I recently read a post by Bill Ferriter (Twitter handle is @plugusin) titled: "Here's What We Have to Stop Pretending." In this post, Mr. Ferriter does a great job of mentioning that we need to stop many unproductive truths in education if we want to see our profession improve. After some thought, actually several days of thinking, I have one area that as educators we need to stop pretending works. In my opinion, this is one of the biggest mistakes I see repeated throughout the country. Will stopping this cure all of our ails? No, but it is a start....

We need to stop pretending that we can copy and paste a success from one district and plop it into another. We seem to be so hard-pressed to find the "miracle cure" in education, that we are willing to just blindly copy whatever program a district/school/classroom has and mirror it in our own. We want success so badly that we assume this successful program can be copy and pasted into our own?
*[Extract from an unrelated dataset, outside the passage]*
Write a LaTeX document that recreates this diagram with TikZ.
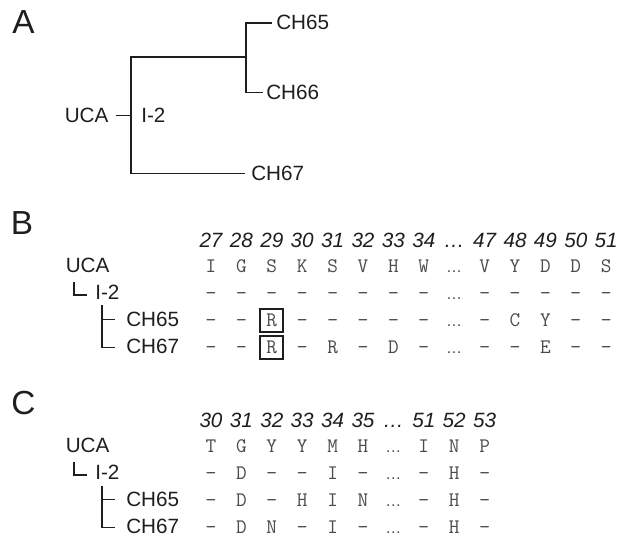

When will we realize that education can not and should not be carbon copied. We work in a community where humans interact constantly. With that interaction comes different thoughts, feelings, reactions and attitudes. These differences are what make our job so great and difficult all at the same time. These differences need to be taken into account when we try to just copy and paste a program that was successful elsewhere.

What would I like to see? I would love if education took a cue from the pharmaceutical world. We should provide a footnote after our success stories that explicitly list the possible side effects of using the program. We should be told that initially, only 75% of the kids were successful. We should be told it took 3 to 5 years of intensive planning and communication from the administration to have it be a success. I think we would get a much better picture of how hard it would be to replicate that program's success...

Does this mean I am against "borrowing" from others? Absolutely not. I think sharing ideas and successes is the great part of having a PLN and being connected. I think we just need to realize that the successes we read about should never be viewed as "quick fixes". There were years of planning and hard work that came before the success. You have to be willing to put that same amount of time in if you plan on being nearly as successful as the other one.

What are some things in education you think we need to stop pretending about?